Output every line exactly as written. Leave out pictures.

========================

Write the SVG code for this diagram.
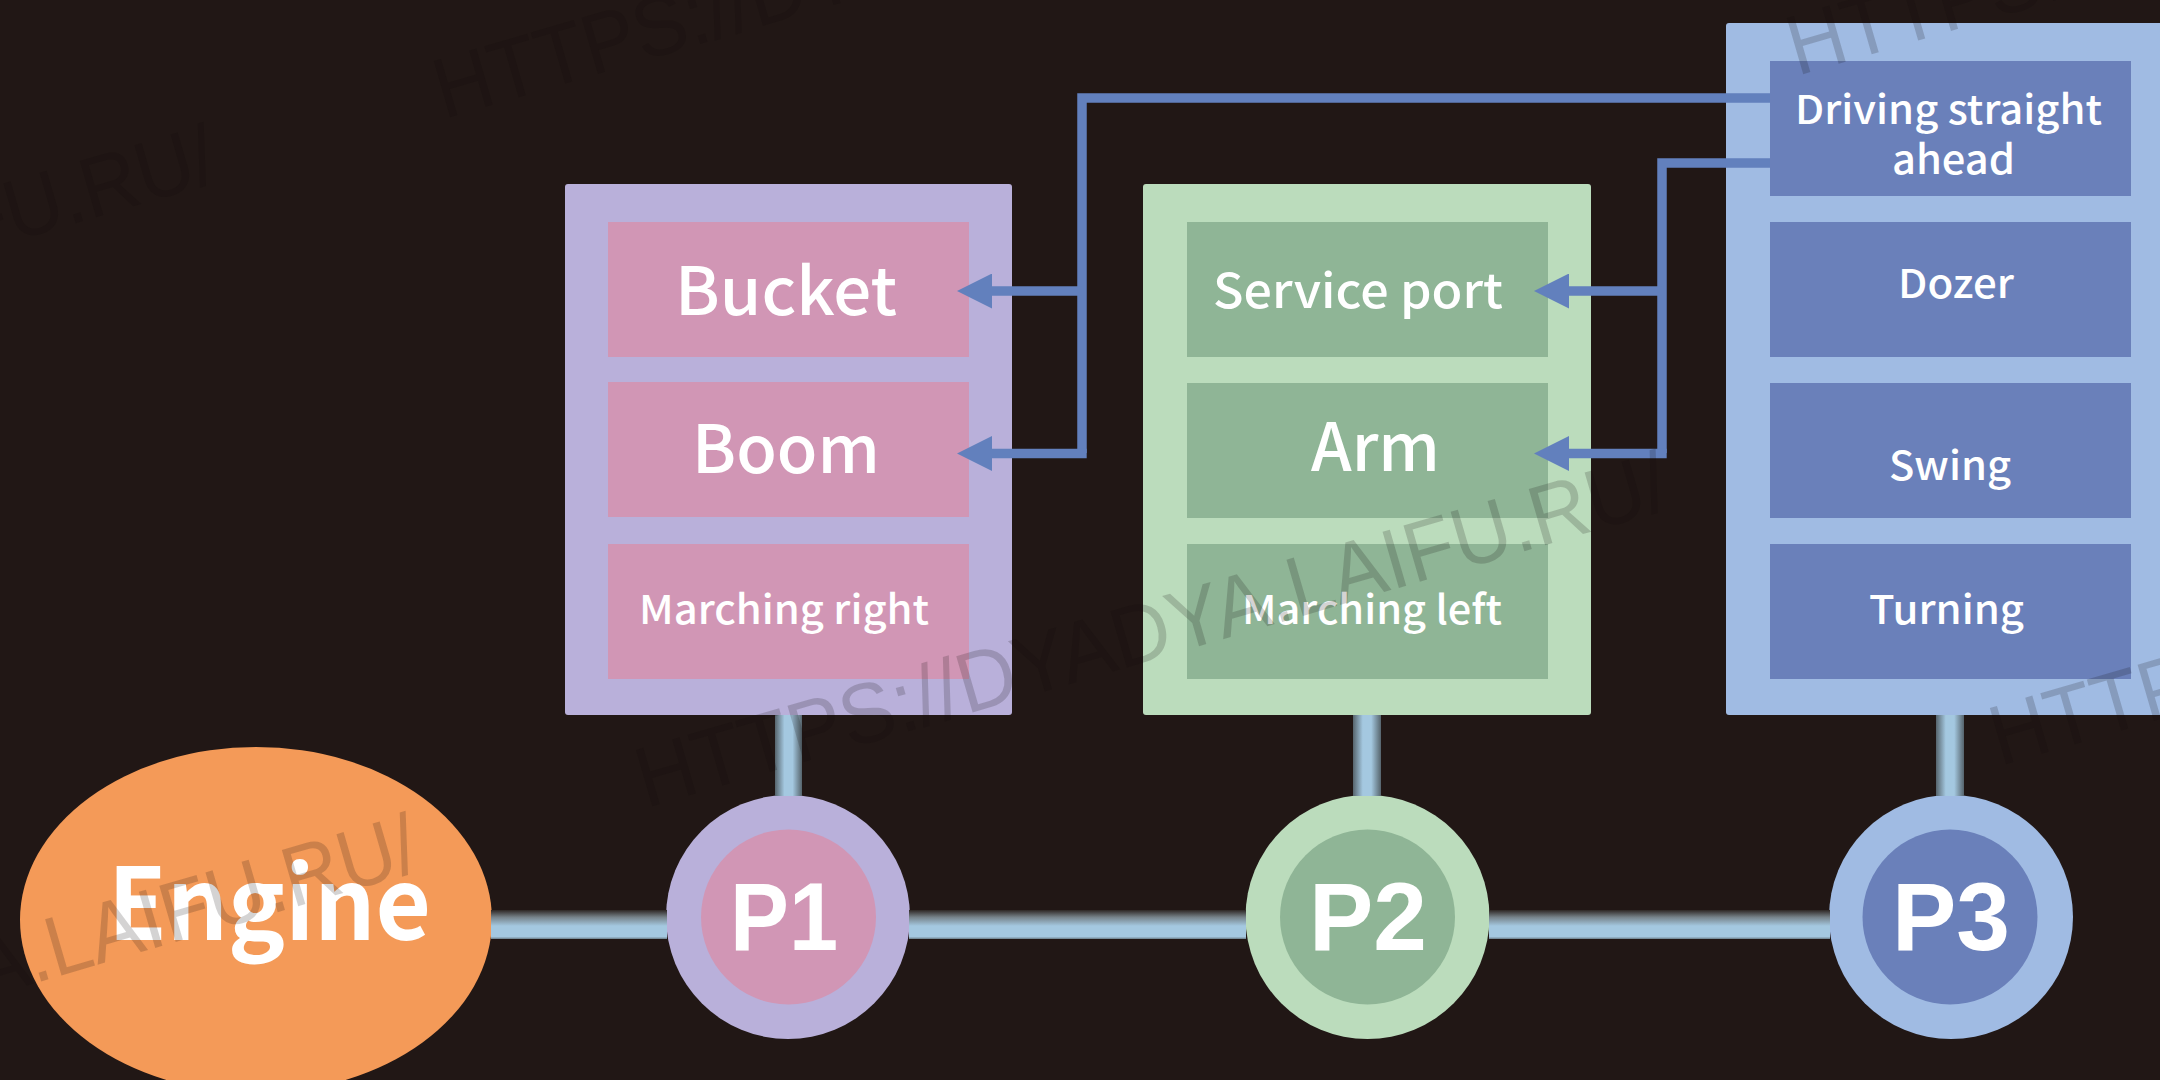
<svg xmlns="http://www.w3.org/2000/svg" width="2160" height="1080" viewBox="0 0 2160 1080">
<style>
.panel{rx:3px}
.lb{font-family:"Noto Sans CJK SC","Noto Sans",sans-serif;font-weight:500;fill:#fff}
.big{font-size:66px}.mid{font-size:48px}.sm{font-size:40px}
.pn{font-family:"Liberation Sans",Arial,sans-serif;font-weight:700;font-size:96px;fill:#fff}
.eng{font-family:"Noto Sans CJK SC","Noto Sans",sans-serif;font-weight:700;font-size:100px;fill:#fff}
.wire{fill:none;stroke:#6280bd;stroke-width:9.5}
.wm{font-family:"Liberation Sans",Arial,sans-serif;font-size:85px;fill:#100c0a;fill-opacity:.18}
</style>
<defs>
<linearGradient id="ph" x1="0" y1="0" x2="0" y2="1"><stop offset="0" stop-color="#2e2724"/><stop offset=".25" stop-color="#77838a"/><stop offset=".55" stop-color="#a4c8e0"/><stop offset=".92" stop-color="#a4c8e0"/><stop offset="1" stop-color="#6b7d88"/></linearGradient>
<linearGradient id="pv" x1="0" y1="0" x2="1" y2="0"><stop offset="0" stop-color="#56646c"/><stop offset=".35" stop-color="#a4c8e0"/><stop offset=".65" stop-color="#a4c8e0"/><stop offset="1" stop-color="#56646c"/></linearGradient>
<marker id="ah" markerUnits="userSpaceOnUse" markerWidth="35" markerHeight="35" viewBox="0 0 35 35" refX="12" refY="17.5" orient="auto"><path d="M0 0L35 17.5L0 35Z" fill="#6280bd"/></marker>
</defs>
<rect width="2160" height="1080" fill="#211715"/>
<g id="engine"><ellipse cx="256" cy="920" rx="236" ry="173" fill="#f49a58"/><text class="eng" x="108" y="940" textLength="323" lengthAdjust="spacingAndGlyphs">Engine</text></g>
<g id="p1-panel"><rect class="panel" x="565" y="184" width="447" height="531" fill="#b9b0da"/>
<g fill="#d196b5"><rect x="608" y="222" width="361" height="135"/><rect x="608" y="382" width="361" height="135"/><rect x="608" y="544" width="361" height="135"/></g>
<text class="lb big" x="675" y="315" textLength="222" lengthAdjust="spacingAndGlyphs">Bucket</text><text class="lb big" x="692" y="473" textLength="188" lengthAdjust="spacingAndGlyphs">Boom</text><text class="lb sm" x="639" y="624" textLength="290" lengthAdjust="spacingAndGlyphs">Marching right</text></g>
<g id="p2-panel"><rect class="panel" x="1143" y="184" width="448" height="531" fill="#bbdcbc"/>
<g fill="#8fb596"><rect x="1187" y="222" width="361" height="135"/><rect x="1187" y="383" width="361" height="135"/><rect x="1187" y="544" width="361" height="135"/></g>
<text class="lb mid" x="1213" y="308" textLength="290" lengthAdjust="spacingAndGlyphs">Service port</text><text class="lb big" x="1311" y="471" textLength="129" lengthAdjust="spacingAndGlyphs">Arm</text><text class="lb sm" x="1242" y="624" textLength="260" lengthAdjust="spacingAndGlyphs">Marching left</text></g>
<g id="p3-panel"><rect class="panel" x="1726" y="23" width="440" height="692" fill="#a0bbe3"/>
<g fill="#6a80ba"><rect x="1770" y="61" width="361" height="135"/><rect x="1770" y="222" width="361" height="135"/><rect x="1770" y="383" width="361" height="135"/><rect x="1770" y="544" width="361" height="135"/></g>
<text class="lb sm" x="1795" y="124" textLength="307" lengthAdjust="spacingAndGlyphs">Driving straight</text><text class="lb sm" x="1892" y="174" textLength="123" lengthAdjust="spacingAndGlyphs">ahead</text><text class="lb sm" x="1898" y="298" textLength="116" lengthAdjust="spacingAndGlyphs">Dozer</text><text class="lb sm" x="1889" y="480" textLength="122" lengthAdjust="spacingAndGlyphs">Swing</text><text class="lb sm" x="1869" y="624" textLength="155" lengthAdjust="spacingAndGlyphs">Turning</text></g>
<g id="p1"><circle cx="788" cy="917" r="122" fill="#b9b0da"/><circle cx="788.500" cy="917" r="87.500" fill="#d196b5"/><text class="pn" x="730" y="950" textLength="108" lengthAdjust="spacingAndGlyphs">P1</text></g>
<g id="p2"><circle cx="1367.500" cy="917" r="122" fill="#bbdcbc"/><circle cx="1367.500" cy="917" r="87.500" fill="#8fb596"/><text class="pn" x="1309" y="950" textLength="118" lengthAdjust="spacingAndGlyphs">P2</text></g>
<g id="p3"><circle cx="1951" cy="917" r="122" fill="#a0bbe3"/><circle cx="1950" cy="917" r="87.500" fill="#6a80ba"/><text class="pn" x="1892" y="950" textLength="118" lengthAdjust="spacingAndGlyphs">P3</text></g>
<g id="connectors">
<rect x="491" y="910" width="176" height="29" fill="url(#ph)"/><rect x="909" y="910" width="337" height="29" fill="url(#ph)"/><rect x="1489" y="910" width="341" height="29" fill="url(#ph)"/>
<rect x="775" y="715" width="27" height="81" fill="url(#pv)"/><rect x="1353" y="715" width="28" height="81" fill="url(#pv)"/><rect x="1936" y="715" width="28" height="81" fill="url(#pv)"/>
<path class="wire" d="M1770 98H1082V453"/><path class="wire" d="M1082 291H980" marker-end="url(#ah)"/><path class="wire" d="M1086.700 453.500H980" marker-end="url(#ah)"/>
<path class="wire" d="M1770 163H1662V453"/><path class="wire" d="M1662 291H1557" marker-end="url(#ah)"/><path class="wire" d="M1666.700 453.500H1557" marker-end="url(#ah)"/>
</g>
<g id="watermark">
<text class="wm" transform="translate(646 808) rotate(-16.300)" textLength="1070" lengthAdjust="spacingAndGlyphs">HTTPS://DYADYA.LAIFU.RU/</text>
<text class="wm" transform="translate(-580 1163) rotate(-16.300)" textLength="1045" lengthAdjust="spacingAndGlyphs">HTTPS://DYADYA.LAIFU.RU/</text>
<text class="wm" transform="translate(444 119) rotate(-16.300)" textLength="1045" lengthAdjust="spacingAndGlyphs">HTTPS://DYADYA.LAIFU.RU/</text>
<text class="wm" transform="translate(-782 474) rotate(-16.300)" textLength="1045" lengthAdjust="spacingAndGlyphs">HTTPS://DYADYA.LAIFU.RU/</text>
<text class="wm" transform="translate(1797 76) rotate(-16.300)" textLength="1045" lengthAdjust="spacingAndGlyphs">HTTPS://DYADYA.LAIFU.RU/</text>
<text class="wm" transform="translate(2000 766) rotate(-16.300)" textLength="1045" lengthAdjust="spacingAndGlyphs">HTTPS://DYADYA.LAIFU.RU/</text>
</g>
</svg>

========================

## Expected output
Write the SVG code for this diagram.
<svg xmlns="http://www.w3.org/2000/svg" width="2160" height="1080" viewBox="0 0 2160 1080">
<style>
.panel{rx:3px}
.lb{font-family:"Noto Sans CJK SC","Noto Sans",sans-serif;font-weight:500;fill:#fff}
.big{font-size:66px}.mid{font-size:48px}.sm{font-size:40px}
.pn{font-family:"Liberation Sans",Arial,sans-serif;font-weight:700;font-size:96px;fill:#fff}
.eng{font-family:"Noto Sans CJK SC","Noto Sans",sans-serif;font-weight:700;font-size:100px;fill:#fff}
.wire{fill:none;stroke:#6280bd;stroke-width:9.5}
.wm{font-family:"Liberation Sans",Arial,sans-serif;font-size:85px;fill:#100c0a;fill-opacity:.18}
</style>
<defs>
<linearGradient id="ph" x1="0" y1="0" x2="0" y2="1"><stop offset="0" stop-color="#2e2724"/><stop offset=".25" stop-color="#77838a"/><stop offset=".55" stop-color="#a4c8e0"/><stop offset=".92" stop-color="#a4c8e0"/><stop offset="1" stop-color="#6b7d88"/></linearGradient>
<linearGradient id="pv" x1="0" y1="0" x2="1" y2="0"><stop offset="0" stop-color="#56646c"/><stop offset=".35" stop-color="#a4c8e0"/><stop offset=".65" stop-color="#a4c8e0"/><stop offset="1" stop-color="#56646c"/></linearGradient>
<marker id="ah" markerUnits="userSpaceOnUse" markerWidth="35" markerHeight="35" viewBox="0 0 35 35" refX="12" refY="17.5" orient="auto"><path d="M0 0L35 17.5L0 35Z" fill="#6280bd"/></marker>
</defs>
<rect width="2160" height="1080" fill="#211715"/>
<g id="engine"><ellipse cx="256" cy="920" rx="236" ry="173" fill="#f49a58"/><text class="eng" x="108" y="940" textLength="323" lengthAdjust="spacingAndGlyphs">Engine</text></g>
<g id="p1-panel"><rect class="panel" x="565" y="184" width="447" height="531" fill="#b9b0da"/>
<g fill="#d196b5"><rect x="608" y="222" width="361" height="135"/><rect x="608" y="382" width="361" height="135"/><rect x="608" y="544" width="361" height="135"/></g>
<text class="lb big" x="675" y="315" textLength="222" lengthAdjust="spacingAndGlyphs">Bucket</text><text class="lb big" x="692" y="473" textLength="188" lengthAdjust="spacingAndGlyphs">Boom</text><text class="lb sm" x="639" y="624" textLength="290" lengthAdjust="spacingAndGlyphs">Marching right</text></g>
<g id="p2-panel"><rect class="panel" x="1143" y="184" width="448" height="531" fill="#bbdcbc"/>
<g fill="#8fb596"><rect x="1187" y="222" width="361" height="135"/><rect x="1187" y="383" width="361" height="135"/><rect x="1187" y="544" width="361" height="135"/></g>
<text class="lb mid" x="1213" y="308" textLength="290" lengthAdjust="spacingAndGlyphs">Service port</text><text class="lb big" x="1311" y="471" textLength="129" lengthAdjust="spacingAndGlyphs">Arm</text><text class="lb sm" x="1242" y="624" textLength="260" lengthAdjust="spacingAndGlyphs">Marching left</text></g>
<g id="p3-panel"><rect class="panel" x="1726" y="23" width="440" height="692" fill="#a0bbe3"/>
<g fill="#6a80ba"><rect x="1770" y="61" width="361" height="135"/><rect x="1770" y="222" width="361" height="135"/><rect x="1770" y="383" width="361" height="135"/><rect x="1770" y="544" width="361" height="135"/></g>
<text class="lb sm" x="1795" y="124" textLength="307" lengthAdjust="spacingAndGlyphs">Driving straight</text><text class="lb sm" x="1892" y="174" textLength="123" lengthAdjust="spacingAndGlyphs">ahead</text><text class="lb sm" x="1898" y="298" textLength="116" lengthAdjust="spacingAndGlyphs">Dozer</text><text class="lb sm" x="1889" y="480" textLength="122" lengthAdjust="spacingAndGlyphs">Swing</text><text class="lb sm" x="1869" y="624" textLength="155" lengthAdjust="spacingAndGlyphs">Turning</text></g>
<g id="p1"><circle cx="788" cy="917" r="122" fill="#b9b0da"/><circle cx="788.500" cy="917" r="87.500" fill="#d196b5"/><text class="pn" x="730" y="950" textLength="108" lengthAdjust="spacingAndGlyphs">P1</text></g>
<g id="p2"><circle cx="1367.500" cy="917" r="122" fill="#bbdcbc"/><circle cx="1367.500" cy="917" r="87.500" fill="#8fb596"/><text class="pn" x="1309" y="950" textLength="118" lengthAdjust="spacingAndGlyphs">P2</text></g>
<g id="p3"><circle cx="1951" cy="917" r="122" fill="#a0bbe3"/><circle cx="1950" cy="917" r="87.500" fill="#6a80ba"/><text class="pn" x="1892" y="950" textLength="118" lengthAdjust="spacingAndGlyphs">P3</text></g>
<g id="connectors">
<rect x="491" y="910" width="176" height="29" fill="url(#ph)"/><rect x="909" y="910" width="337" height="29" fill="url(#ph)"/><rect x="1489" y="910" width="341" height="29" fill="url(#ph)"/>
<rect x="775" y="715" width="27" height="81" fill="url(#pv)"/><rect x="1353" y="715" width="28" height="81" fill="url(#pv)"/><rect x="1936" y="715" width="28" height="81" fill="url(#pv)"/>
<path class="wire" d="M1770 98H1082V453"/><path class="wire" d="M1082 291H980" marker-end="url(#ah)"/><path class="wire" d="M1086.700 453.500H980" marker-end="url(#ah)"/>
<path class="wire" d="M1770 163H1662V453"/><path class="wire" d="M1662 291H1557" marker-end="url(#ah)"/><path class="wire" d="M1666.700 453.500H1557" marker-end="url(#ah)"/>
</g>
<g id="watermark">
<text class="wm" transform="translate(646 808) rotate(-16.300)" textLength="1070" lengthAdjust="spacingAndGlyphs">HTTPS://DYADYA.LAIFU.RU/</text>
<text class="wm" transform="translate(-580 1163) rotate(-16.300)" textLength="1045" lengthAdjust="spacingAndGlyphs">HTTPS://DYADYA.LAIFU.RU/</text>
<text class="wm" transform="translate(444 119) rotate(-16.300)" textLength="1045" lengthAdjust="spacingAndGlyphs">HTTPS://DYADYA.LAIFU.RU/</text>
<text class="wm" transform="translate(-782 474) rotate(-16.300)" textLength="1045" lengthAdjust="spacingAndGlyphs">HTTPS://DYADYA.LAIFU.RU/</text>
<text class="wm" transform="translate(1797 76) rotate(-16.300)" textLength="1045" lengthAdjust="spacingAndGlyphs">HTTPS://DYADYA.LAIFU.RU/</text>
<text class="wm" transform="translate(2000 766) rotate(-16.300)" textLength="1045" lengthAdjust="spacingAndGlyphs">HTTPS://DYADYA.LAIFU.RU/</text>
</g>
</svg>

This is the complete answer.